Alice curled herself up like a cat, her soft features highlighted by the flickers of the candle on the wooden trunk which served as their dining table. He stole a glimpse of her as he left the room; his hands seemed to stroke the frame of the door in the same way he wanted to caress her body right then. Yes, it was definitely time for fresh air and nicotine before stupidity had its way with him.

***

He lit up his cigarette, parkoured over the bench outside the shop – forgetting his age – and sat there awhile, letting the rush fill his lungs, so bad but so good. A total one off, he promised himself. The streetlights flickered, as if displaying their disapproval, but he puffed on heavily anyway, as if that might somehow help him make sense of his lack of intuition. How could he have been so in tune with Mercedes and the blessed bottle, and yet at the same time, so out of the vibrational range of his friend, the one who needed him to protect her?

He couldn’t believe what he was hearing, or what Lennie was making him do to his body after two years smoke-free. Heather would go bananas. Just as well she was away levitating, or meditating around ancient stones and painting mandalas, as bananas as that was anyway. And then he shook his head at the cheek of his ego.

Hypocrite!

Were they ever so very different after all when here he was, infusing drinks with unknown substances: One Chosen One down and two more to go?

***

“There’s more,” Alice started and then paused, deep in thought, when he returned to see her seated, suddenly looking more awake, more radiant than ever.
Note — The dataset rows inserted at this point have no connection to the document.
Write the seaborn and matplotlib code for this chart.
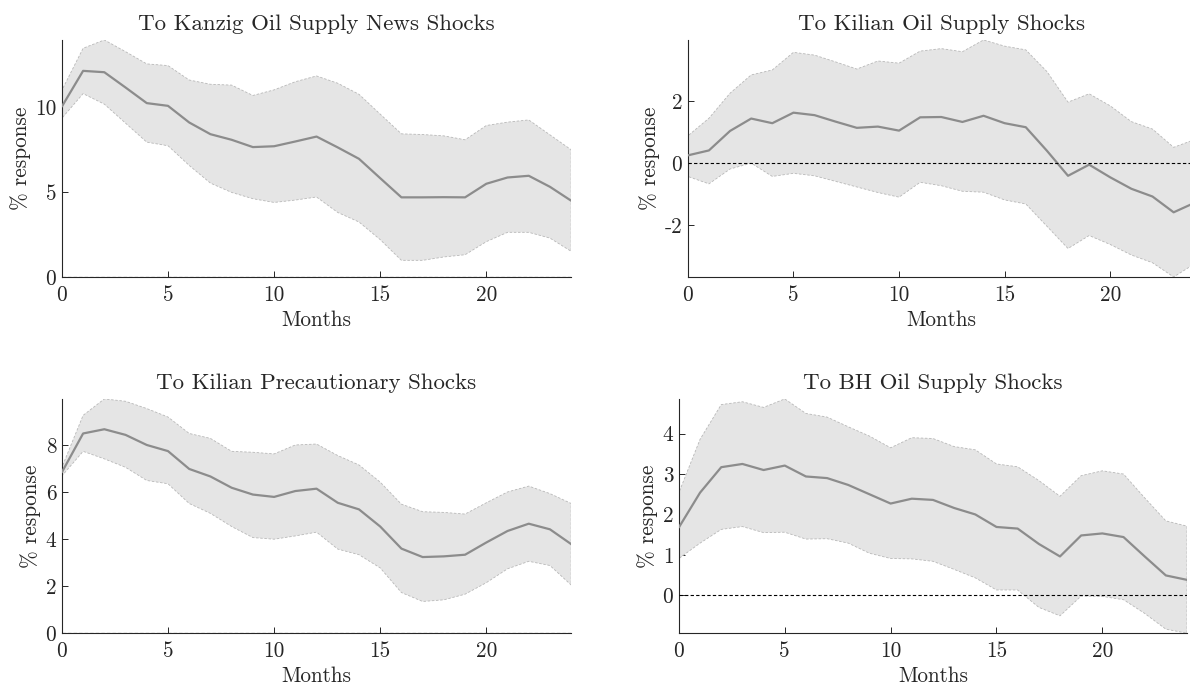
import numpy as np
import pandas as pd
import matplotlib
matplotlib.use('Agg')
import matplotlib.pyplot as plt
from matplotlib.ticker import MultipleLocator
import seaborn as sns

# months after the shock
months = list(range(25))

# panel titles
titles = ['To Kanzig Oil Supply News Shocks', 'To Kilian Oil Supply Shocks',
          'To Kilian Precautionary Shocks', 'To BH Oil Supply Shocks']

# Kanzig oil supply news shocks
kanzig_mid = [10.04, 12.14, 12.06, 11.16, 10.24, 10.08, 9.10, 8.41, 8.08, 7.65, 7.70, 7.98, 8.27,
              7.63, 6.96, 5.82, 4.69, 4.69, 4.70, 4.69, 5.49, 5.86, 5.96, 5.31, 4.49]
kanzig_hi = [11.00, 13.47, 13.96, 13.27, 12.55, 12.45, 11.60, 11.35, 11.30, 10.69, 11.02, 11.50, 11.84,
             11.41, 10.76, 9.59, 8.43, 8.39, 8.31, 8.08, 8.92, 9.12, 9.25, 8.37, 7.49]
kanzig_lo = [9.35, 10.80, 10.18, 9.06, 7.94, 7.73, 6.57, 5.53, 4.98, 4.61, 4.39, 4.53, 4.71,
             3.80, 3.24, 2.20, 0.98, 0.98, 1.18, 1.31, 2.08, 2.63, 2.63, 2.29, 1.51]

# Kilian oil supply shocks
kil_sup_mid = [0.25, 0.41, 1.04, 1.44, 1.29, 1.63, 1.55, 1.34, 1.14, 1.18, 1.05, 1.48, 1.49,
               1.33, 1.53, 1.29, 1.16, 0.40, -0.41, -0.05, -0.46, -0.83, -1.08, -1.59, -1.28]
kil_sup_hi = [0.88, 1.45, 2.26, 2.85, 3.01, 3.58, 3.49, 3.27, 3.04, 3.30, 3.23, 3.62, 3.70,
              3.60, 3.98, 3.78, 3.66, 2.96, 1.97, 2.24, 1.85, 1.34, 1.10, 0.51, 0.76]
kil_sup_lo = [-0.43, -0.67, -0.19, 0.00, -0.43, -0.33, -0.41, -0.59, -0.77, -0.95, -1.10, -0.62, -0.73,
              -0.91, -0.94, -1.19, -1.32, -2.04, -2.76, -2.34, -2.63, -2.97, -3.22, -3.68, -3.25]

# Kilian precautionary shocks
kil_pre_mid = [6.85, 8.50, 8.68, 8.44, 8.01, 7.75, 6.99, 6.67, 6.19, 5.90, 5.80, 6.05, 6.15,
               5.55, 5.27, 4.54, 3.60, 3.24, 3.27, 3.34, 3.86, 4.35, 4.66, 4.42, 3.79]
kil_pre_hi = [7.06, 9.27, 9.97, 9.87, 9.56, 9.20, 8.50, 8.29, 7.74, 7.70, 7.63, 8.01, 8.05,
              7.56, 7.16, 6.43, 5.49, 5.17, 5.14, 5.07, 5.55, 6.01, 6.26, 5.94, 5.52]
kil_pre_lo = [6.69, 7.74, 7.42, 7.06, 6.50, 6.36, 5.52, 5.10, 4.54, 4.07, 4.00, 4.14, 4.30,
              3.58, 3.34, 2.78, 1.73, 1.35, 1.42, 1.66, 2.15, 2.74, 3.06, 2.88, 2.05]

# BH oil supply shocks
bh_mid = [1.68, 2.54, 3.17, 3.25, 3.10, 3.21, 2.94, 2.90, 2.73, 2.50, 2.27, 2.39, 2.36,
          2.16, 2.00, 1.69, 1.65, 1.27, 0.96, 1.48, 1.53, 1.44, 0.96, 0.49, 0.38]
bh_hi = [2.54, 3.86, 4.72, 4.79, 4.65, 4.86, 4.50, 4.41, 4.17, 3.94, 3.65, 3.90, 3.88,
         3.68, 3.60, 3.25, 3.18, 2.84, 2.45, 2.96, 3.08, 3.00, 2.41, 1.84, 1.71]
bh_lo = [0.91, 1.29, 1.63, 1.70, 1.55, 1.56, 1.39, 1.40, 1.29, 1.04, 0.91, 0.90, 0.84,
         0.64, 0.43, 0.13, 0.13, -0.30, -0.51, -0.02, -0.03, -0.11, -0.45, -0.84, -0.94]

# y tick spacing per panel
ytick_steps = [5, 2, 2, 1]

panels = [(kanzig_mid, kanzig_lo, kanzig_hi),
          (kil_sup_mid, kil_sup_lo, kil_sup_hi),
          (kil_pre_mid, kil_pre_lo, kil_pre_hi),
          (bh_mid, bh_lo, bh_hi)]

sns.set_style('ticks')
plt.rcParams['font.family'] = ['cmr10', 'DejaVu Serif']
plt.rcParams['axes.unicode_minus'] = False
plt.rcParams['axes.formatter.use_mathtext'] = False

fig = plt.figure(figsize=(11.9, 6.89), dpi=100)

# axes boxes, figure fraction (left, bottom, width, height)
boxes = [(0.052, 0.598, 0.428, 0.344),
         (0.578, 0.598, 0.426, 0.344),
         (0.052, 0.081, 0.428, 0.340),
         (0.5705, 0.081, 0.427, 0.340)]

fs = 15.3
for (mid, lo, hi), title, box, step in zip(panels, titles, boxes, ytick_steps):
    ax = fig.add_axes(box)
    df = pd.DataFrame({'Months': months, 'mid': mid, 'lo': lo, 'hi': hi})
    ax.fill_between(df['Months'], df['lo'], df['hi'], facecolor='#e5e5e5',
                    edgecolor='#b8b8b8', linestyle=(0, (3, 2)), linewidth=0.6, zorder=1)
    sns.lineplot(data=df, x='Months', y='mid', ax=ax, color='#8c8c8c', linewidth=1.6, zorder=3)
    ax.axhline(0, color='black', linestyle=(0, (3, 2)), linewidth=0.8, zorder=4)
    ax.set_xlim(0, 24)
    ax.set_ylim(min(min(lo), 0), max(max(hi), 0))
    ax.set_xticks([0, 5, 10, 15, 20])
    ax.yaxis.set_major_locator(MultipleLocator(step))
    ax.set_title(title, fontsize=fs * 1.08, pad=7)
    ax.set_xlabel('Months', fontsize=fs, labelpad=4)
    ax.set_ylabel('% response', fontsize=fs, labelpad=3)
    ax.tick_params(direction='in', length=4, width=0.7, labelsize=fs, colors='#262626')
    ax.tick_params(axis='x', pad=6)
    ax.tick_params(axis='y', pad=4)
    for side in ['top', 'right']:
        ax.spines[side].set_visible(False)
    for side in ['left', 'bottom']:
        ax.spines[side].set_color('#262626')
        ax.spines[side].set_linewidth(0.8)

plt.savefig('out.png', dpi=100)
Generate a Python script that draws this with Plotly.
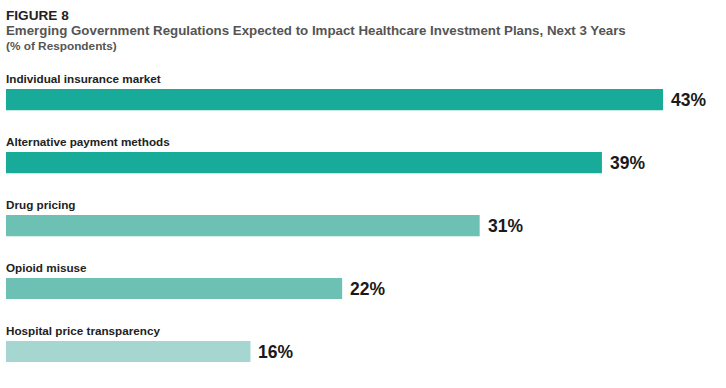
import plotly.graph_objects as go

categories = ["Individual insurance market", "Alternative payment methods", "Drug pricing",
              "Opioid misuse", "Hospital price transparency"]
values = [43, 39, 31, 22, 16]
colors = ["#19ab9a", "#19ab9a", "#6cc1b4", "#6cc1b4", "#a6d6d0"]

title = "FIGURE 8"
subtitle = "Emerging Government Regulations Expected to Impact Healthcare Investment Plans, Next 3 Years"
note = "(% of Respondents)"

ypos = list(range(len(categories)))
FONT = "Liberation Sans, Arial, sans-serif"

fig = go.Figure(go.Bar(
    x=values, y=ypos, orientation="h", marker=dict(color=colors, line=dict(width=0)),
    width=0.335, hoverinfo="skip",
))

ann = []
for i, (c, v) in enumerate(zip(categories, values)):
    ann.append(dict(x=0, y=i, yshift=21, xshift=-2, xref="x", yref="y", text="<b>" + c + "</b>",
                    showarrow=False, xanchor="left", yanchor="middle",
                    font=dict(family=FONT, size=11.7, color="#222222")))
    ann.append(dict(x=v, y=i, xshift=6, xref="x", yref="y", text="<b>%d%%</b>" % v,
                    showarrow=False, xanchor="left", yanchor="middle",
                    font=dict(family=FONT, size=17.5, color="#1a1a1a")))

hdr = [(title, 15, 13.6, "#222222"), (subtitle, 31, 13.3, "#555555"), (note, 46, 11.8, "#555555")]
T, H = 43, 340
for txt, py, sz, col in hdr:
    ann.append(dict(x=0, y=1 + (T - py) / H, xshift=-2, xref="paper", yref="paper",
                    text="<b>" + txt + "</b>", showarrow=False, xanchor="left", yanchor="middle",
                    font=dict(family=FONT, size=sz, color=col)))

fig.update_layout(
    width=726, height=388,
    margin=dict(l=6, r=0, t=T, b=388 - T - H, pad=0),
    paper_bgcolor="white", plot_bgcolor="white",
    xaxis=dict(range=[0, 720 / 15.28], visible=False, fixedrange=True),
    yaxis=dict(range=[4.5, -0.9], visible=False, fixedrange=True),
    showlegend=False, annotations=ann,
)

fig.write_html("out.html", config={"displayModeBar": False},
               post_script="document.body.style.margin='0';document.body.style.overflow='hidden';")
He noticed she’d opened the bottle of red that she’d brought as a sorry-for-hoarding-your-music present, and now she was gesturing to his glass, clearly unsure as to whether she should carry on with her next revelation.

“Fill me up then, why not?” he said. He wouldn’t normally dream of being so uncouth as to mix cocktails with wine, especially considering the headiness of an oaky red after the citrusy punch of their recent tipple, but he knew now wasn’t the time for being uppity. “I thought you implied earlier that he hadn’t touched you physically?”

“No, he didn’t,” she said, passing him his glass which he shunned momentarily to the mahogany chest. “He would have taken his chances one of these days I’m sure, but thankfully I wizened up to it. Anyway, that’s not what I’m talking about.” She tore her eyes from him, took a gulp of her drink and then returned her attention to him again. “What I mean is I’ll give you the backstory later, but it’s water under the bridge now anyway, I escaped. This is a totally different subject.”

River sat on the futon, his second cigarette in one hand, shaking slightly, and Heather’s favourite artisanal lavender-stuffed beaded cushion in the other, if only that might shield him from what was to come.

“God, I don’t even know how to break this to you and the chances are it’s complete and utter nonsense but he claims to be,” she took a deep breath and moved next to him, placing an arm around his neck as if that might offer some comfort, “he says he’s your father.”

River felt his body numb then from head to toe, a trickle at first and then an overall state of momentary paralysis. Finally he broke away from Alice, stood very slowly, both hands covering his face at the very suggestion, hair flopping forward, desperately in need of a cut.

“I know, I know,” she said. “How could that possibly be? I’m just telling you because I think you have a right to know the kind of poison that’s inside his head.”

“Shit,” said River finally, flicking the wavy strands out of his eyes. “Shit… that explains everything. How could I have been so blind to it; the constant referral to me as ‘son’? And the other night when he was chatting with Mum through the… and she slammed it down… and then, oh, hell no…”

Lennie, in three very different ways, had tricked them all like the sweet vermouth in a well-made Cheshire Cat. But in actual fact, he was a Gypsy’s Warning. Why, oh why, had it taken River this long to suss him out, and more to the point, why had Heather kept this dark secret hidden from him his entire life?